I point at Shercy’s awesome graffitied words, “Consistency is King.”
They continue to nod politely, but I can tell they don’t really get how important this all is. So much for trying to get them to see the kids in this room. Time to try something they might understand.
I say, “So here’s the deal, I love this program because I’ve poured my soul into it, but It’s come at a cost. I made it with my own teacher dollars. All of the squat racks, barbells, and plates you see all came out of my own paycheck. That floor you’re standing on is 900 dollars - also from my own paycheck, and I drove it here in my father’s van. I’ve built this program without any help from the schools budget - and that’s not because my principal isn’t interested in helping,” I nod to Viz, “but it’s because we just don’t have any funds for after school activities. I plan on continuing to grow this program any way I can, but any financial help you guys can offer would be most appreciated.”
The white dude’s eyes opened wide, and he said amazing. Councilman Gibbs shook my hand again and told me what a great job I was doing. When they left I winked at Viz because I knew I had them in my pocket.
I didn’t really expect any funds to come my way, but I had fun pitching a story that might help out the school in the long run.

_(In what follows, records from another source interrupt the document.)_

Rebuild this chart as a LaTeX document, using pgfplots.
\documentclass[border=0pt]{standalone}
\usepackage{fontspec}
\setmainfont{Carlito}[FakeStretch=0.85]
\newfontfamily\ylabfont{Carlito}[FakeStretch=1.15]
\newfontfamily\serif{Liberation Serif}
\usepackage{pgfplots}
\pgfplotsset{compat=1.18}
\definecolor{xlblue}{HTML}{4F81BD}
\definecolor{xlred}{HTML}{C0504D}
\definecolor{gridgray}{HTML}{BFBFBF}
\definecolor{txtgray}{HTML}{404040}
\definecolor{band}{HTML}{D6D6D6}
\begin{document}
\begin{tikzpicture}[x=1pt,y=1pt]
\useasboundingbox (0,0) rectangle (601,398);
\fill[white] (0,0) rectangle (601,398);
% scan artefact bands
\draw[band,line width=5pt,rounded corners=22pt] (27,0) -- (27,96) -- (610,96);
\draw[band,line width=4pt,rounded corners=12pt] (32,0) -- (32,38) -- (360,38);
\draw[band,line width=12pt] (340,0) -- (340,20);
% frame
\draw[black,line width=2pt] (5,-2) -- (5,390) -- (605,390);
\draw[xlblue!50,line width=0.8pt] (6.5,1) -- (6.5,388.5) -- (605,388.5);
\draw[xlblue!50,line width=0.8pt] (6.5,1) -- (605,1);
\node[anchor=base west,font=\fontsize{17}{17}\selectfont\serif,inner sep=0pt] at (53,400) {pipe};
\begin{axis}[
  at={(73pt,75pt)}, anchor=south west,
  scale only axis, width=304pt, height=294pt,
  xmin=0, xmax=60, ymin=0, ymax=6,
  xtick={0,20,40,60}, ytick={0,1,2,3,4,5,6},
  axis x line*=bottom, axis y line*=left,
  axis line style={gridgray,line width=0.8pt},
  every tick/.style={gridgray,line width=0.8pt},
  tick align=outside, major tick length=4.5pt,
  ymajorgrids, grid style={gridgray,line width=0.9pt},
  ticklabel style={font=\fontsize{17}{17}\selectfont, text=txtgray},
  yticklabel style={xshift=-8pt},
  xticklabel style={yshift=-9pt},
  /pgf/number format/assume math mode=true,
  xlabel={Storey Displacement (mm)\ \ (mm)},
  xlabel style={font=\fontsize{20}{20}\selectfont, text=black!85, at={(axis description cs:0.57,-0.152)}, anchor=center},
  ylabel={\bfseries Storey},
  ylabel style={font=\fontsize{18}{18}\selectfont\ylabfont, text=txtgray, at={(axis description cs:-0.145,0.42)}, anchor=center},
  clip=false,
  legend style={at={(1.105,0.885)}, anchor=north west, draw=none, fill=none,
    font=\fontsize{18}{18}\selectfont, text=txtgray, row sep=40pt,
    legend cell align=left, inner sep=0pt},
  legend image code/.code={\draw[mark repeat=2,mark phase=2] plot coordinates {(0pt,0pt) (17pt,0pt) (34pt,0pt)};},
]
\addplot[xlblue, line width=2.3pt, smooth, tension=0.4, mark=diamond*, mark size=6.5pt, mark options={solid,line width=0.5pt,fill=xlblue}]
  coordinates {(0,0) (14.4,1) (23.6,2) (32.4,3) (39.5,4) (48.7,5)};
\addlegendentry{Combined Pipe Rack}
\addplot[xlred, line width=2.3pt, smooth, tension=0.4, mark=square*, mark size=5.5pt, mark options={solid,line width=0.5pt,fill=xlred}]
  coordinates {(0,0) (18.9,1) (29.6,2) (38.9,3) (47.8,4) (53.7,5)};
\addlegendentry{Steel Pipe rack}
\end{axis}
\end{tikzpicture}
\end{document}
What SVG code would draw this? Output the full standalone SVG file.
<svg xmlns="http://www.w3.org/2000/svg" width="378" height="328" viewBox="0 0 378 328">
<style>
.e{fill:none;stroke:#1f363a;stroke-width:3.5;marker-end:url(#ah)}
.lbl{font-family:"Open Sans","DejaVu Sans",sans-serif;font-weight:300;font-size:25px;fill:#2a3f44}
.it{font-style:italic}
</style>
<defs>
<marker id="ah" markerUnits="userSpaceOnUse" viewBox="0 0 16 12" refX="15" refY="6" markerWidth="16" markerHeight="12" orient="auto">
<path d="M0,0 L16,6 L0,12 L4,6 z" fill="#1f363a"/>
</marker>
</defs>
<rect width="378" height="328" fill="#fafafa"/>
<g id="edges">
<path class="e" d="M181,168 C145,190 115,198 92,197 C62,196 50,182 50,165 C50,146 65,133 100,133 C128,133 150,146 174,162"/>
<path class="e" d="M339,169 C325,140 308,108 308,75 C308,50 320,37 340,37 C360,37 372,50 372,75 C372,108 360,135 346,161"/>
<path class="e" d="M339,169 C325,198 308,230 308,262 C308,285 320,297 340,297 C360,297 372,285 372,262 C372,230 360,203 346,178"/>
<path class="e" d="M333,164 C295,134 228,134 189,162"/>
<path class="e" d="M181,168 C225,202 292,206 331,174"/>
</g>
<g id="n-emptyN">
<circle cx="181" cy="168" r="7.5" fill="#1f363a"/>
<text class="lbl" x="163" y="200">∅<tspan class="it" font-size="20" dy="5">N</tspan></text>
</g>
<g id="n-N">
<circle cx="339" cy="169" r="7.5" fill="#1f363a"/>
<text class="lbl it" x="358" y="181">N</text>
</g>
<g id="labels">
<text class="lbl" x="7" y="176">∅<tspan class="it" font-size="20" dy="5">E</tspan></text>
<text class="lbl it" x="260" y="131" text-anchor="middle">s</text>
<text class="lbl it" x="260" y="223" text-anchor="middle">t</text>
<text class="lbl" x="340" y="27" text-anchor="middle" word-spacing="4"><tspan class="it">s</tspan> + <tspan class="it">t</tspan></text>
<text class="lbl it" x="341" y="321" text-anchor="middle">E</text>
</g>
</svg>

Long story short, we won the grant.
Even better, for the first time ever I received funding from the school to improve the weight room. Viz gave me ten thousand dollars to spend however I pleased. I never had more fun in my life internet shopping.

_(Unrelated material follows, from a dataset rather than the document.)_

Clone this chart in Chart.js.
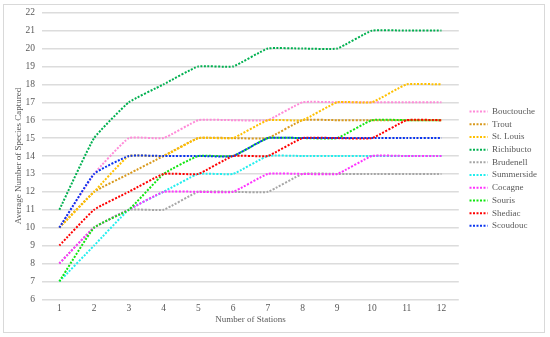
<!DOCTYPE html>
<html>
<head>
<meta charset="utf-8">
<script src="https://cdn.jsdelivr.net/npm/chart.js@4.4.1/dist/chart.umd.min.js"></script>
<style>
  html, body { margin: 0; padding: 0; background: #ffffff; }
  #wrap { position: relative; width: 550px; height: 337px; }
  #frame { position: absolute; left: 3px; top: 4px; width: 540px; height: 327px; border: 1px solid #d9d9d9; }
  canvas { position: absolute; left: 0; top: 0; }
</style>
</head>
<body>
<div id="wrap">
  <div id="frame"></div>
  <canvas id="c" width="550" height="337"></canvas>
</div>
<script>
const stations = ["1","2","3","4","5","6","7","8","9","10","11","12"];
const yTicks = [6,7,8,9,10,11,12,13,14,15,16,17,18,19,20,21,22];

const seriesNames = ["Bouctouche","Trout","St. Louis","Richibucto","Brudenell","Summerside","Cocagne","Souris","Shediac","Scoudouc"];
const bouctouche = [10,13,15,15,16,16,16,17,17,17,17,17];
const trout      = [10,12,13,14,15,15,15,16,16,16,16,16];
const stLouis    = [10,12,14,14,15,15,16,16,17,17,18,18];
const richibucto = [11,15,17,18,19,19,20,20,20,21,21,21];
const brudenell  = [8,10,11,11,12,12,12,13,13,13,13,13];
const summerside = [7,9,11,12,13,13,14,14,14,14,14,14];
const cocagne    = [8,10,11,12,12,12,13,13,13,14,14,14];
const souris     = [7,10,11,13,14,14,15,15,15,16,16,16];
const shediac    = [9,11,12,13,13,14,14,15,15,15,16,16];
const scoudouc   = [10,13,14,14,14,14,15,15,15,15,15,15];

const seriesValues = [bouctouche, trout, stLouis, richibucto, brudenell, summerside, cocagne, souris, shediac, scoudouc];
const seriesColors = ["#ff8ad8","#d99a1e","#ffc000","#00b050","#a6a6a6","#22eeee","#ff33ff","#11e611","#ff0000","#0a35f0"];

const serif = "'Liberation Serif', 'Times New Roman', serif";
const textColor = "#595959";

const datasets = seriesNames.map((name, i) => ({
  label: name,
  data: seriesValues[i],
  borderColor: seriesColors[i],
  backgroundColor: seriesColors[i],
  borderWidth: 2,
  borderDash: [2, 1.5],
  borderCapStyle: 'butt',
  pointRadius: 0,
  pointHoverRadius: 0,
  tension: 0.12,
  fill: false,
  order: seriesNames.length - i
}));

new Chart(document.getElementById('c'), {
  type: 'line',
  data: { labels: stations, datasets: datasets },
  options: {
    responsive: false,
    animation: false,
    devicePixelRatio: 1,
    layout: { padding: { left: 13.6, right: 3, top: 12, bottom: 11.6 } },
    plugins: {
      tooltip: { enabled: false },
      legend: {
        position: 'right',
        labels: {
          font: { family: serif, size: 9 },
          color: textColor,
          usePointStyle: true,
          pointStyle: 'line',
          pointStyleWidth: 18,
          boxHeight: 9,
          padding: 3.7,
          sort: (a, b) => a.datasetIndex - b.datasetIndex,
          generateLabels: (chart) => {
            const items = Chart.defaults.plugins.legend.labels.generateLabels(chart);
            items.forEach(it => {
              const ds = chart.data.datasets[it.datasetIndex];
              it.pointStyle = 'line';
              it.lineDash = [2, 1.5];
              it.lineWidth = 2;
              it.strokeStyle = ds.borderColor;
              it.fillStyle = ds.borderColor;
            });
            return items;
          }
        }
      }
    },
    scales: {
      x: {
        offset: true,
        grid: { display: false, drawTicks: false },
        border: { display: false },
        ticks: { font: { family: serif, size: 9.5 }, color: textColor, padding: 3, maxRotation: 0 },
        title: { display: true, text: 'Number of Stations', font: { family: serif, size: 9 }, color: textColor, padding: { top: 0, bottom: 0 } },
        afterFit: (scale) => { scale.height = 26.1; }
      },
      y: {
        min: 6, max: 22,
        afterBuildTicks: (scale) => { scale.ticks = yTicks.map(v => ({ value: v })); },
        grid: { color: '#dcdcdc', lineWidth: 1.5, drawTicks: false },
        border: { display: false },
        ticks: { font: { family: serif, size: 9.5 }, color: textColor, padding: 7 },
        title: { display: true, text: 'Average Number of Species Captured', font: { family: serif, size: 9 }, color: textColor, padding: { top: 0, bottom: 0 } },
        afterFit: (scale) => { scale.width = 28.4; }
      },
      gap: {
        type: 'linear',
        position: 'right',
        display: true,
        grid: { display: false, drawTicks: false },
        border: { display: false },
        ticks: { display: false },
        afterFit: (scale) => { scale.width = 7; }
      }
    }
  }
});
</script>
</body>
</html>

The following pictures show the arrival of a ton of new equipment, and how I used the entire student body to build it together. Viz had offered to hire help to build it, but I wanted the kids to be part of creating something important at the school.
I wanted them to be able to say they built the weight room.

The Future
To be clear. The weight room is not done. It will never be done. There is no “done.” I always have new ideas for where I want to take it. We need a cardio room. I’d like to replace my facebook marketplace racks with true power racks. I’d like to have some machines students can use for bodybuilding purposes. We need to rip out the green lockers so we have more space. The program keeps growing!

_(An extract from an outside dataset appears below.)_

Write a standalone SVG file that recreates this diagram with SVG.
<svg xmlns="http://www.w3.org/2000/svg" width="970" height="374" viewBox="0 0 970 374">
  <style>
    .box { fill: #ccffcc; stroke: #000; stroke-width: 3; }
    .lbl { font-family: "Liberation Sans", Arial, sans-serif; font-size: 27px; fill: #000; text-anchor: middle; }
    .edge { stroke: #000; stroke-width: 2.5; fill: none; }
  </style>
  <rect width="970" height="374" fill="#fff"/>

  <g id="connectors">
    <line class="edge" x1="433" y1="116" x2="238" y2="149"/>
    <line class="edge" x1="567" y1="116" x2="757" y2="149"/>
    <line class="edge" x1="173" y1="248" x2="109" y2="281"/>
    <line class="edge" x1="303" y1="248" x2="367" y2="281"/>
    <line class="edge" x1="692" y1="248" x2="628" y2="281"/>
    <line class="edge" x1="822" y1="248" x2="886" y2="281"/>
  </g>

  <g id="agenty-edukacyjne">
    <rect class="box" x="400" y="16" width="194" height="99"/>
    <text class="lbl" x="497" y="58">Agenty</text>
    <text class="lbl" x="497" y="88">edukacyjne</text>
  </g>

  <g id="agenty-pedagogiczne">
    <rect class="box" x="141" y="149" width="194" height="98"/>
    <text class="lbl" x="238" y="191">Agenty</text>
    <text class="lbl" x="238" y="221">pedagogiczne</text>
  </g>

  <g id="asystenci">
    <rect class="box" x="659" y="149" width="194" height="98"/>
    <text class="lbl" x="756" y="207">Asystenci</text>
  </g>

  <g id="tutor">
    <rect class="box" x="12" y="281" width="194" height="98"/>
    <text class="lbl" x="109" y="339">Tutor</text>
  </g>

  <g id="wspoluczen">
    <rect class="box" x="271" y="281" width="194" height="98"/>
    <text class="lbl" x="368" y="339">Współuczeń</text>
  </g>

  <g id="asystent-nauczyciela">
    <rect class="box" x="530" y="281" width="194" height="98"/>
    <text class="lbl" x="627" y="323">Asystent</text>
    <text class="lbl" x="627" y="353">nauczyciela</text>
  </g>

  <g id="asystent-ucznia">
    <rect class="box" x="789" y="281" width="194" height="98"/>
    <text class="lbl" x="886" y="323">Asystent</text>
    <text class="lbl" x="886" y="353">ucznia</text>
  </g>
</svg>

There was a great moment this year where one of my weight lifters was walking around looking for more plates on trap bar deadlift day. He yelled out, “Schuerch! We need more plates, everyone is getting too strong.” He went on to gesture at all the trap bars with over 300 pounds on them.
The kid is right. I’m going to have to purchase more plates.
I started this program in a hallway with two squat racks and a couple of weights. Now I have power racks, dumbbells up to 100 pounds, rubber flooring, echo bikes, and most importantly, the trust of my administration. By the end of this year I’ll have convinced them to purchase the schools first functional trainer. The weightlifting program is bigger than the basketball team.
I can tell you I intend to continue to build the program and produce as many badass motherfuckers as possible.
8 years in.
Multiple decades to go.
All I can say, amazing! Not only are you teaching them about lifting weights, you're teaching them discipline, perseverance, cooperation, good habits both physically and mentally, and yes, even disappointment. The thing is, they'll have the tools to work through that disappointment, to work harder, smarter, and it'll carry over to all parts of their lives.
Such a joy to read. Not just about the kids but your own perseverance and your spirit of mission and dedication. Congrats!